Hot, tired and stressed out after flight delay and snail-slow taxi ride from Liverpool Street Station, I arrived at Marylebone Hall, the accommodation block at the University of Westminster, fit to drop. I flung on a clean shirt, combed my hair and abandoning unpacking, I hurried down to the lobby. The sound of chatter and clinking glass and broad smiles of people who had spotted me instantly dispelled the weariness and frustration. Here were friends, here were book people; readers, writers, agents, publishers, colleagues.
It was a good twenty minutes before I reached the wine table – possibly a record for me. Glass in hand, I listened to Orna Ross of the Alliance of Independent Authors (ALLi), shortlist judge, and Elizabeth Chadwick, final judge, announce the HNS Indie Award prizewinner The Subtlest Soul by Virginia Cox.
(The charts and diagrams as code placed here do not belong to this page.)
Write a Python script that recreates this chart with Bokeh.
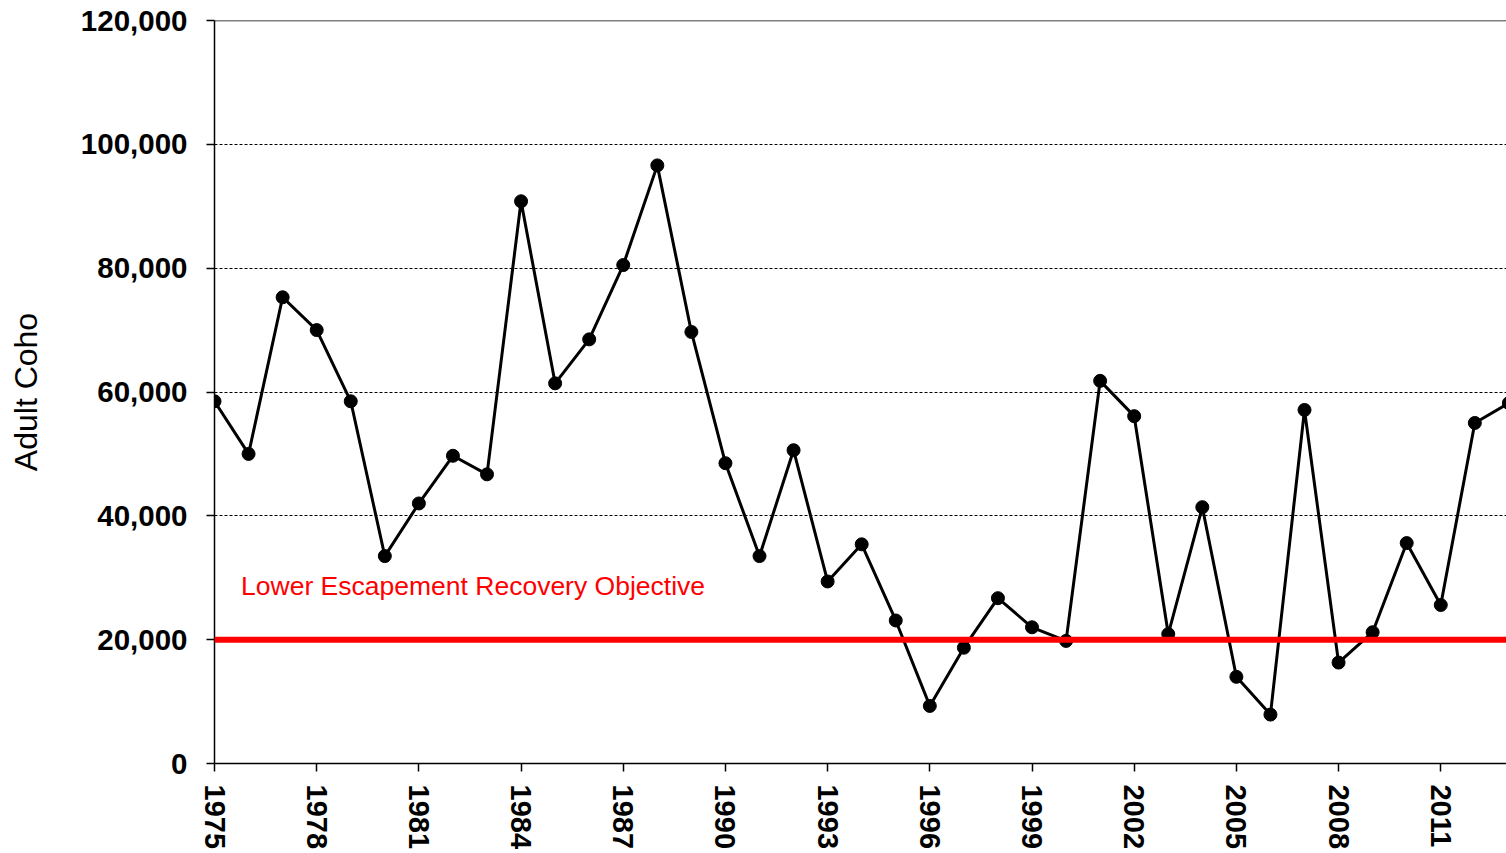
from bokeh.plotting import figure
from bokeh.models import Span, Label, FixedTicker, NumeralTickFormatter, ColumnDataSource
from bokeh.embed import file_html
from bokeh.resources import INLINE

years = list(range(1975, 2014))
adult_coho = [58500, 50000, 75300, 70000, 58500, 33500, 42000, 49700, 46700, 90800,
              61400, 68500, 80500, 96600, 69700, 48500, 33500, 50600, 29400, 35400,
              23100, 9300, 18700, 26700, 22000, 19800, 61800, 56100, 20900, 41400,
              14000, 7900, 57100, 16300, 21200, 35600, 25600, 55000, 58200]
objective = 20000
objective_label = "Lower Escapement Recovery Objective"
y_title = "Adult Coho"
y_ticks = [0, 20000, 40000, 60000, 80000, 100000, 120000]
x_ticks = list(range(1975, 2012, 3))

FONT = "Liberation Sans"

p = figure(frame_width=1292, frame_height=743, output_backend="svg", toolbar_location=None,
           x_range=(1975, 2012.93), y_range=(0, 120000),
           min_border_left=214, min_border_right=0, min_border_top=20, min_border_bottom=40)
p.outline_line_color = None
p.background_fill_color = "white"

# grid
p.xgrid.grid_line_color = None
p.ygrid.ticker = FixedTicker(ticks=[40000, 60000, 80000, 100000])
p.ygrid.grid_line_color = "black"
p.ygrid.grid_line_width = 1
p.ygrid.grid_line_dash = "3 2"

top = Span(location=120000, dimension="width", line_color="black", line_width=1.5)
p.add_layout(top)

red = Span(location=objective, dimension="width", line_color="#ff0000", line_width=6)
p.add_layout(red)

src = ColumnDataSource(data=dict(x=years, y=adult_coho))
p.line("x", "y", source=src, line_color="black", line_width=3)
p.scatter("x", "y", source=src, size=13, fill_color="black", line_color="black")

lbl = Label(x=1975.78, y=28700, text=objective_label, text_color="#ff0000",
            text_font=FONT, text_font_size="26.5px", text_baseline="alphabetic")
p.add_layout(lbl)

# y axis
ya = p.yaxis[0]
ya.ticker = FixedTicker(ticks=y_ticks)
ya.formatter = NumeralTickFormatter(format="0,0")
ya.major_label_text_font = FONT
ya.major_label_text_font_style = "bold"
ya.major_label_text_font_size = "29.5px"
ya.major_label_text_color = "black"
ya.major_label_standoff = 19
ya.major_tick_out = 8
ya.major_tick_in = 0
ya.minor_tick_out = 0
ya.minor_tick_in = 0
ya.axis_line_width = 1.5
ya.major_tick_line_width = 1.5
ya.axis_label = y_title
ya.axis_label_text_font = FONT
ya.axis_label_text_font_style = "normal"
ya.axis_label_text_font_size = "32px"
ya.axis_label_text_color = "black"
ya.axis_label_standoff = 34

# x axis
xa = p.xaxis[0]
xa.ticker = FixedTicker(ticks=x_ticks)
xa.major_label_orientation = "vertical"
xa.major_label_text_font = FONT
xa.major_label_text_font_style = "bold"
xa.major_label_text_font_size = "29px"
xa.major_label_text_color = "black"
xa.major_label_standoff = 13
xa.major_tick_out = 8
xa.major_tick_in = 0
xa.minor_tick_out = 0
xa.minor_tick_in = 0
xa.axis_line_width = 1.5
xa.major_tick_line_width = 1.5

open("out.html", "w").write(file_html(p, INLINE))
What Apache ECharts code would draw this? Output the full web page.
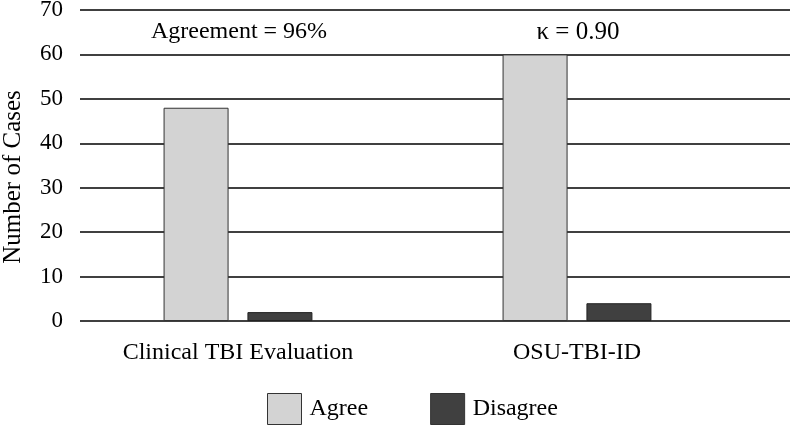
<!DOCTYPE html>
<html><head><meta charset="utf-8">
<script src="https://cdn.jsdelivr.net/npm/echarts@6/dist/echarts.min.js"></script>
<style>html,body{margin:0;padding:0;background:#fff}#c{width:792px;height:429px}</style>
</head><body><div id="c"></div>
<script>
const categories = ["Clinical TBI Evaluation", "OSU-TBI-ID"];
const agree = [48, 60];
const disagree = [2, 4];
const yTicks = [0, 10, 20, 30, 40, 50, 60, 70];
const annotations = ["Agreement = 96%", "\u03BA = 0.90"];
const yAxisTitle = "Number of Cases";

const font = "Liberation Serif, Times New Roman, serif";
const chart = echarts.init(document.getElementById('c'), null, {renderer: 'canvas'});
chart.setOption({
  backgroundColor: '#fff',
  animation: false,
  textStyle: {fontFamily: font},
  grid: [
    {left: 68.5, width: 678, top: 10, height: 311, outerBoundsMode: 'none', containLabel: false},
    {left: 80, width: 710, top: 10, height: 311, outerBoundsMode: 'none', containLabel: false}
  ],
  xAxis: [
    {type: 'category', gridIndex: 0, data: categories,
     axisLine: {show: false}, axisTick: {show: false},
     axisLabel: {fontFamily: font, fontSize: 24, color: '#000', margin: 20}},
    {type: 'value', gridIndex: 1, min: 0, max: 1, show: false}
  ],
  yAxis: [
    {type: 'value', gridIndex: 0, min: yTicks[0], max: yTicks[yTicks.length-1], interval: 10,
     axisLabel: {show: false}, splitLine: {show: false}, axisLine: {show: false}, axisTick: {show: false}},
    {type: 'value', gridIndex: 1, min: yTicks[0], max: yTicks[yTicks.length-1], interval: 10,
     axisLabel: {fontFamily: font, fontSize: 23, color: '#000', margin: 17},
     axisLine: {show: false}, axisTick: {show: false},
     splitLine: {show: true, lineStyle: {color: '#000', width: 1.5}}}
  ],
  legend: {
    data: ['Agree', 'Disagree'], bottom: 4, left: 267, padding: 0,
    icon: 'rect', itemWidth: 34, itemHeight: 31, itemGap: 62,
    itemStyle: {borderColor: '#333', borderWidth: 1},
    textStyle: {fontFamily: font, fontSize: 24, color: '#000', padding: [0, 0, 0, 3]}
  },
  graphic: [
    {type: 'text', x: 239, y: 32, style: {text: annotations[0], font: '24px ' + font, fill: '#000', align: 'center', verticalAlign: 'middle'}},
    {type: 'text', x: 578, y: 32, style: {text: annotations[1], font: '25px ' + font, fill: '#000', align: 'center', verticalAlign: 'middle'}},
    {type: 'text', x: 13, y: 177, rotation: Math.PI / 2, style: {text: yAxisTitle, font: '25px ' + font, fill: '#000', align: 'center', verticalAlign: 'middle'}}
  ],
  series: [
    {type: 'scatter', xAxisIndex: 1, yAxisIndex: 1, data: [], silent: true},
    {name: 'Agree', type: 'bar', xAxisIndex: 0, yAxisIndex: 0, data: agree, barWidth: 65, barGap: '29%',
     itemStyle: {color: '#d3d3d3', borderColor: '#333', borderWidth: 1}, z: 3},
    {name: 'Disagree', type: 'bar', xAxisIndex: 0, yAxisIndex: 0, data: disagree, barWidth: 65, barGap: '29%',
     itemStyle: {color: '#404040', borderColor: '#222', borderWidth: 1}, z: 3}
  ]
});
</script></body></html>
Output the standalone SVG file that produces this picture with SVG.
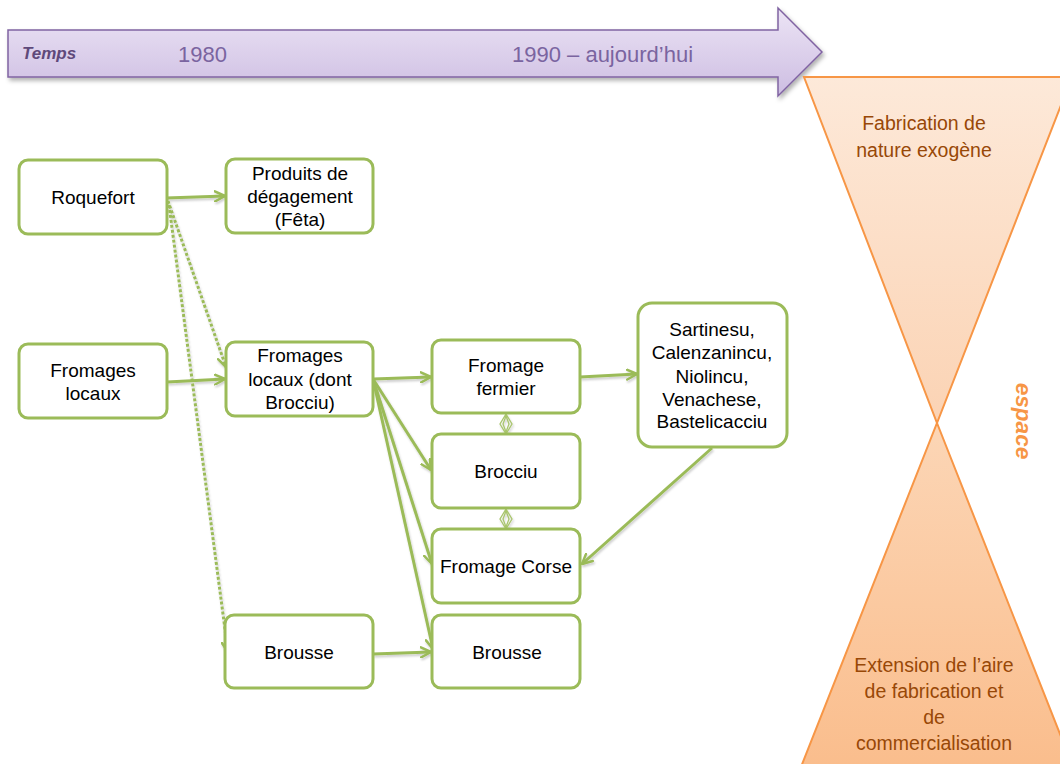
<svg xmlns="http://www.w3.org/2000/svg" width="1060" height="764" viewBox="0 0 1060 764">
<defs>
<linearGradient id="gArrow" x1="0" y1="0" x2="0" y2="1"><stop offset="0" stop-color="#ece4f5"/><stop offset="1" stop-color="#cdbde2"/></linearGradient>
<linearGradient id="gTop" x1="0" y1="0" x2="0" y2="1"><stop offset="0" stop-color="#fde9d9"/><stop offset="1" stop-color="#fbd3b4"/></linearGradient>
<linearGradient id="gBot" x1="0" y1="0" x2="0" y2="1"><stop offset="0" stop-color="#fcd6b6"/><stop offset="1" stop-color="#fabd8c"/></linearGradient>
<filter id="sh" x="-5%" y="-20%" width="110%" height="150%"><feDropShadow dx="2" dy="3" stdDeviation="2" flood-color="#000" flood-opacity="0.3"/></filter>
<filter id="lsh" x="-20%" y="-20%" width="140%" height="140%"><feDropShadow dx="1" dy="2" stdDeviation="1.2" flood-color="#000" flood-opacity="0.2"/></filter>
<marker id="ah" viewBox="0 0 12 12" refX="11" refY="6" markerWidth="12" markerHeight="12" markerUnits="userSpaceOnUse" orient="auto"><path d="M1,1 L11,6 L1,11" fill="none" stroke="#9bbb59" stroke-width="2.5" stroke-linecap="round" stroke-linejoin="round"/></marker>
</defs>
<style>
.node rect{fill:#fff;stroke:#9bbb59;stroke-width:3}
.node text{font-family:"Liberation Sans",Arial,sans-serif;font-size:19px;fill:#000;text-anchor:middle}
.c{fill:none;stroke:#9bbb59;stroke-width:3;marker-end:url(#ah)}
.d{stroke-dasharray:3 2}
.dia{fill:none;stroke:#a9c56e;stroke-width:1.3}
.tl{font-family:"Liberation Sans",Arial,sans-serif;fill:#7a64a0;font-size:22px}
.hg{font-family:"Liberation Sans",Arial,sans-serif;fill:#984807;font-size:19.5px;text-anchor:middle}
</style>

<g id="timeline">
<path d="M8,30 L778,30 L778,8 L822,52 L778,96 L778,77 L8,77 Z" fill="url(#gArrow)" stroke="#8064a2" stroke-width="1.5" filter="url(#sh)"/>
<text x="22" y="59" font-family="Liberation Sans,Arial,sans-serif" font-size="17" font-weight="bold" font-style="italic" fill="#5f497a">Temps</text>
<text class="tl" x="178" y="62">1980</text>
<text class="tl" x="512" y="62">1990 – aujourd’hui</text>
</g>

<g id="hourglass">
<path d="M804,77 L1072,77 L937,423 Z" fill="url(#gTop)" stroke="#f79646" stroke-width="2"/>
<path d="M937,423 L1075,772 L799,772 Z" fill="url(#gBot)" stroke="#f79646" stroke-width="2"/>
<text class="hg" x="924" y="130">Fabrication de</text>
<text class="hg" x="924" y="157">nature exogène</text>
<text class="hg" x="934" y="672">Extension de l’aire</text>
<text class="hg" x="934" y="698">de fabrication et</text>
<text class="hg" x="934" y="724">de</text>
<text class="hg" x="934" y="750">commercialisation</text>
<text transform="translate(1016,421) rotate(90)" text-anchor="middle" font-family="Liberation Sans,Arial,sans-serif" font-size="22.5" font-weight="bold" font-style="italic" fill="#f79646">espace</text>
</g>

<g id="connectors" filter="url(#lsh)">
<path class="c" d="M166,198 L225,196"/>
<path class="c d" d="M168,201 L226,367"/>
<path class="c d" d="M169,205 L228,652"/>
<path class="c" d="M167,382 L225,379"/>
<path class="c" d="M373,379 L431,377"/>
<path class="c" d="M373,379 L431,470"/>
<path class="c" d="M373,379 L432,564"/>
<path class="c" d="M373,379 L433,649"/>
<path class="c" d="M580,377 L637,374"/>
<path class="c" d="M712,448 L582,564"/>
<path class="c" d="M373,654 L431,652"/>
<path class="dia" d="M506,414 L512,424 L506,434 L500,424 Z M506,416 L509,424 L506,432 L503,424 Z"/>
<path class="dia" d="M506,509 L512,519 L506,529 L500,519 Z M506,511 L509,519 L506,527 L503,519 Z"/>
</g>

<g id="roquefort" class="node"><rect x="19" y="160" width="148" height="74" rx="9"/><text x="93" y="204">Roquefort</text></g>
<g id="produits" class="node"><rect x="226" y="159" width="147" height="74" rx="9"/><text x="300" y="180">Produits de</text><text x="300" y="203">dégagement</text><text x="300" y="226">(Fêta)</text></g>
<g id="fromages-locaux" class="node"><rect x="19" y="344" width="148" height="74" rx="9"/><text x="93" y="377">Fromages</text><text x="93" y="400">locaux</text></g>
<g id="fromages-locaux-brocciu" class="node"><rect x="226" y="342" width="147" height="74" rx="9"/><text x="300" y="362">Fromages</text><text x="300" y="386">locaux (dont</text><text x="300" y="409">Brocciu)</text></g>
<g id="fromage-fermier" class="node"><rect x="432" y="340" width="148" height="73" rx="9"/><text x="506" y="372">Fromage</text><text x="506" y="395">fermier</text></g>
<g id="brocciu" class="node"><rect x="432" y="434" width="148" height="74" rx="9"/><text x="506" y="478">Brocciu</text></g>
<g id="fromage-corse" class="node"><rect x="432" y="529" width="148" height="74" rx="9"/><text x="506" y="573">Fromage Corse</text></g>
<g id="sartinesu" class="node"><rect x="638" y="303" width="149" height="144" rx="14"/><text x="712" y="336">Sartinesu,</text><text x="712" y="359">Calenzanincu,</text><text x="712" y="383">Niolincu,</text><text x="712" y="406">Venachese,</text><text x="712" y="428">Bastelicacciu</text></g>
<g id="brousse-1" class="node"><rect x="225" y="615" width="148" height="73" rx="9"/><text x="299" y="659">Brousse</text></g>
<g id="brousse-2" class="node"><rect x="432" y="615" width="148" height="73" rx="9"/><text x="507" y="659">Brousse</text></g>
</svg>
Prizes were donated by donated by Orna Ross, and Geri Clouston of Indie B.R.A.G.
Greetings, chats, faces I knew, introductions to those I didn’t know all passed in a blur and ended at Hardy’s Brasserie a little later with a delicious meal of smoked mackerel, steak and ale pie and chocolate and orange cake with vanilla ice cream, all washed down with (more) wine.
Saturday morning, coffee and Danish later, we started with a welcome by HNS chair, Richard Lee, then straight into the first panel. Agent Carole Blake chaired ‘Selling historical fiction’ with Matt Bates from W H Smith, Katie Bond of Bloomsbury, Nick Sayers (Hodder & Stoughton) Simon Taylor of Transworld and Susan Watt from Heron Publishing. Usual things: a cracking good story, great cover, well-edited. The strongest trend was still Tudors, with all other periods well behind.
Next up was Conn Iggulden, the best selling Roman author, who gave a stellar performance, telling self-deprecating stories with a comedic edge about his writing career. We were captivated. The two things about writing historical fiction I took away were: fill in gaps intelligently, and fiction benefits from history and history benefits from fiction.
For me, the Roman theme continued. ‘Veni, vidi vici’ workshop with Douglas Jackson, Harry Sidebottom and Margaret George discussed our continual fascination with the Romans.
The length of the civilisation, its richness of archaeology and sources, its organised, dominant state and military machines and, as Margaret George noted, all those films that Hollywood and TV has produced were possible reasons. I was in my element and contributed enthusiastically!
The HNS Conference Short Story Award (open to all HNS members attending the conference) came after a sandwich lunch and I was delighted that fellow ALLi member Lorna Fergusson won!
A slightly recovered Lorna sharing the good feeling with me and fellow indie author Anna Belfrage.
Then came a highly entertaining session called ‘My era is better than yours’ with Philip Stevens keeping order, and panellists Angus Donald (Medieval), Suzannah Dunn (Tudor), Antonia Hodgson (Georgian), Giles Christian (Viking and Civil War) and Harry Sidebottom (Ancient Rome).
During the tea break, I chatted with my heroine, Lindsey Davis, the author of the Falco mysteries set in 1st century AD Rome. I managed this time not to be fazed by her greatness and she was charming (Photos courtesy of Dave and Ann McCall).
Lindsey was a good sport to talk to a relatively new kid on the Roman writing block. Of course, I went to her interview with Jerome de Groot.
Then it was back to Hardy’s that evening for London Particular (pea and bacon soup), kedgeree, and pear and ginger crumble with custard. Yumm!